圖9 滑板左側表面區域((a)-(d))及滑板中間光亮區域((e)-(f))的SEM照片
圖10示出了滑板掃面電鏡照片以及對應位置的EDX圖譜和主要元素的原子分數。在圖10(a)中,采樣點位于滑板中間光亮的碳晶層處,該處C元素原子分數達到82.13%,說明C是滑板中間光亮區域的主要成分;O元素原子分數為16.87%,O元素的原子占比較高說明該區域發生了一定的氧化反應;Cu元素原子分數為0.3%,其余元素原子分數均小于0.3%。在圖10(b)中,采樣點位于滑板黏著坑處,該處C元素原子分數達到75.26%,O元素原子分數為20.59%,Cu元素原子分數為1.43%。在圖10(c)中,采樣點位于滑板表面裂縫處,該處C元素依然占據主要地位,原子分數為77.11%;而O元素原子分數為8.46%,說明由于空氣中氧元素的存在確實會引起氧化反應而在滑板表面檢測到O元素的存在,但由于裂縫處未與接觸線發生實際接觸且該檢測位置不存在燃弧的痕跡,該處發生氧化反應的概率較小,因而氧元素原子分數低于前2個測點;其次由于該種滑板為浸銅碳滑板,銅元素是以銅顆粒的形式存在于滑板中,該測點銅元素的原子分數較高(達到12.5%),可能是由于該處銅顆粒較為集中所致。

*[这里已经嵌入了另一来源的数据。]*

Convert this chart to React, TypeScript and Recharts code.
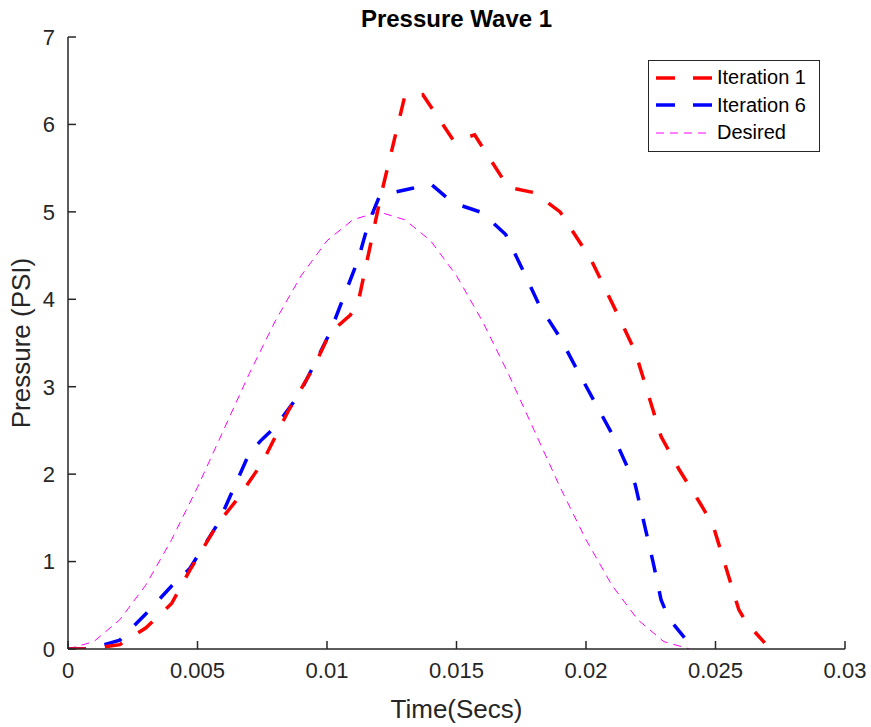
import React from "react";
import { LineChart, Line, XAxis, YAxis, Legend } from "recharts";

const xTicks = [0, 0.005, 0.01, 0.015, 0.02, 0.025, 0.03];
const xTickLabels = ["0", "0.005", "0.01", "0.015", "0.02", "0.025", "0.03"];
const yTicks = [0, 1, 2, 3, 4, 5, 6, 7];

const iter1Time = [0, 0.0008, 0.002, 0.003, 0.004, 0.0047, 0.0058, 0.0065, 0.0075, 0.0085, 0.0095, 0.0101, 0.0109, 0.0112, 0.0121, 0.013, 0.0137, 0.0149, 0.0157, 0.017, 0.018, 0.019, 0.0202, 0.0212, 0.0219, 0.0229, 0.0236, 0.0244, 0.0249, 0.0259, 0.0262, 0.0269];
const iter1Pressure = [0, 0, 0.05, 0.24, 0.52, 0.9, 1.44, 1.7, 2.13, 2.72, 3.23, 3.61, 3.82, 3.96, 5.21, 6.32, 6.34, 5.81, 5.88, 5.28, 5.22, 5.0, 4.45, 3.84, 3.4, 2.43, 2.05, 1.67, 1.42, 0.45, 0.3, 0.07];

const iter6Time = [0, 0.0008, 0.002, 0.003, 0.004, 0.0047, 0.0058, 0.0064, 0.007, 0.0075, 0.008, 0.0089, 0.0095, 0.0101, 0.0112, 0.0116, 0.012, 0.0124, 0.0133, 0.014, 0.0146, 0.0151, 0.016, 0.0169, 0.0176, 0.0182, 0.019, 0.0197, 0.0211, 0.0219, 0.0226, 0.0229, 0.0232, 0.0238];
const iter6Pressure = [0, 0, 0.1, 0.4, 0.72, 0.92, 1.44, 1.84, 2.24, 2.4, 2.54, 2.9, 3.25, 3.61, 4.45, 4.87, 5.16, 5.21, 5.27, 5.32, 5.17, 5.08, 4.99, 4.74, 4.31, 3.93, 3.56, 3.17, 2.41, 1.88, 0.98, 0.56, 0.35, 0.13];

const desiredTime = [0, 0.001, 0.002, 0.003, 0.004, 0.005, 0.006, 0.007, 0.008, 0.009, 0.01, 0.011, 0.012, 0.013, 0.014, 0.015, 0.016, 0.017, 0.018, 0.019, 0.02, 0.021, 0.022, 0.023, 0.024];
const desiredPressure = [0, 0.085, 0.335, 0.73, 1.25, 1.85, 2.5, 3.15, 3.75, 4.27, 4.67, 4.91, 5.0, 4.91, 4.67, 4.27, 3.75, 3.15, 2.5, 1.85, 1.25, 0.73, 0.335, 0.085, 0];

const toPoints = (t: number[], p: number[]) => t.map((x, i) => ({ t: x, p: p[i] }));

const iter1 = toPoints(iter1Time, iter1Pressure);
const iter6 = toPoints(iter6Time, iter6Pressure);
const desired = toPoints(desiredTime, desiredPressure);

const FONT = '"Liberation Sans", Arial, Helvetica, sans-serif';
const AXIS = "#262626";

const legendItems = [
  { name: "Iteration 1", color: "#ff0000", width: 3.5, dash: "19 18" },
  { name: "Iteration 6", color: "#0000ff", width: 3.5, dash: "19 18" },
  { name: "Desired", color: "#ff00ff", width: 1, dash: "8 6" },
];

function LegendBox() {
  return (
    <div
      style={{
        width: 170,
        height: 90,
        border: "1px solid #262626",
        background: "#fff",
        fontFamily: FONT,
        fontSize: 20,
        color: "#000",
        boxSizing: "content-box",
      }}
    >
      {legendItems.map((it) => (
        <div key={it.name} style={{ display: "flex", alignItems: "center", height: 27.5, marginTop: it.name === "Iteration 1" ? 3 : 0 }}>
          <svg width={68} height={20}>
            <line x1={7} x2={63} y1={10} y2={10} stroke={it.color} strokeWidth={it.width} strokeDasharray={it.dash} />
          </svg>
          <span>{it.name}</span>
        </div>
      ))}
    </div>
  );
}

export default function App() {
  return (
    <div style={{ position: "absolute", left: 0, top: 0, width: 871, height: 727, background: "#fff" }}>
      <div
        style={{
          position: "absolute",
          left: 68,
          top: 5,
          width: 777,
          textAlign: "center",
          fontFamily: FONT,
          fontWeight: "bold",
          fontSize: 24,
          color: "#000",
        }}
      >
        Pressure Wave 1
      </div>
      <LineChart width={871} height={727} margin={{ top: 37, right: 26, bottom: 28, left: 0 }}>
        <XAxis
          dataKey="t"
          type="number"
          domain={[0, 0.03]}
          ticks={xTicks}
          tickFormatter={(v) => xTickLabels[xTicks.indexOf(v)] ?? String(v)}
          tickSize={-8}
          tickMargin={21}
          height={50}
          stroke={AXIS}
          strokeWidth={1.5}
          tick={{ fill: AXIS, fontSize: 22, fontFamily: FONT }}
          allowDataOverflow
          label={{
            content: ({ viewBox }: any) => (
              <text
                x={viewBox.x + viewBox.width / 2}
                y={viewBox.y + 69}
                textAnchor="middle"
                fill={AXIS}
                fontSize={26}
                fontFamily={FONT}
              >
                Time(Secs)
              </text>
            ),
          }}
        />
        <YAxis
          dataKey="p"
          type="number"
          domain={[0, 7]}
          ticks={yTicks}
          tickSize={-8}
          tickMargin={21}
          width={68}
          stroke={AXIS}
          strokeWidth={1.5}
          tick={{ fill: AXIS, fontSize: 22, fontFamily: FONT }}
          allowDataOverflow
          label={{
            content: ({ viewBox }: any) => {
              const cx = 30;
              const cy = viewBox.y + viewBox.height / 2;
              return (
                <text
                  x={cx}
                  y={cy}
                  transform={`rotate(-90, ${cx}, ${cy})`}
                  textAnchor="middle"
                  fill={AXIS}
                  fontSize={26}
                  fontFamily={FONT}
                >
                  Pressure (PSI)
                </text>
              );
            },
          }}
        />
        <Legend
          layout="vertical"
          align="center"
          verticalAlign="middle"
          content={() => <LegendBox />}
          wrapperStyle={{ position: "absolute", left: 648, top: 60, width: 172, height: 92 }}
        />
        <Line
          data={desired}
          dataKey="p"
          name="Desired"
          type="linear"
          stroke="#ff00ff"
          strokeWidth={1}
          strokeDasharray="8 6"
          dot={false}
          isAnimationActive={false}
        />
        <Line
          data={iter6}
          dataKey="p"
          name="Iteration 6"
          type="linear"
          stroke="#0000ff"
          strokeWidth={3.5}
          strokeDasharray="18 19"
          dot={false}
          isAnimationActive={false}
        />
        <Line
          data={iter1}
          dataKey="p"
          name="Iteration 1"
          type="linear"
          stroke="#ff0000"
          strokeWidth={3.5}
          strokeDasharray="18 19"
          dot={false}
          isAnimationActive={false}
        />
      </LineChart>
    </div>
  );
}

圖10 滑板表面電鏡照片以及對應位置EDX圖譜和元素原子分數
為進一步直觀地表征碳滑板表面的磨損程度,研究了碳滑板表面磨痕的三維輪廓,結果如圖11所示。可以觀察出高速滑動磨損后的滑板表面存在較多的黏著坑,這也從另一方面說明高速受電弓浸金屬碳滑板的主要磨損機制為黏著磨損。根據對滑板表面粗糙度的測量,表面磨痕輪廓的算術平均高度分別為3.69、2.961、3.09 μm,由此可見磨損后的滑板表面較為光滑,這說明滑板表面由碳材料作為主要物質的潤滑膜對滑板起到一定的潤滑作用。

圖11 滑板磨損表面的三維輪廓
(1)高速受電弓浸金屬碳滑板表面有大量劃痕,但僅有很少一部分滑板表面存在細小的犁溝;通過對滑板磨損表面的SEM照片、EDX表面分析以及三維輪廓分析可以發現,高速受電弓浸金屬碳滑板的磨損表面存在大量的黏著坑以及部分犁溝和熔融坑,因而可以判斷黏著磨損是高速受電弓浸金屬碳滑板的主要磨損機制。
(2)高速受電弓浸金屬碳滑板最中間部分形成一層烏黑光亮的穩定碳晶層,這可能是由于滑板在進出站以及車輛段滑動時接觸網未設置拉出,造成滑板中間磨耗較其他區域明顯異常。
(3)根據磨耗后滑板表面成分分析可以得出滑板表面氧元素含量占比較高,說明滑板表面發生了一定的氧化還原反應。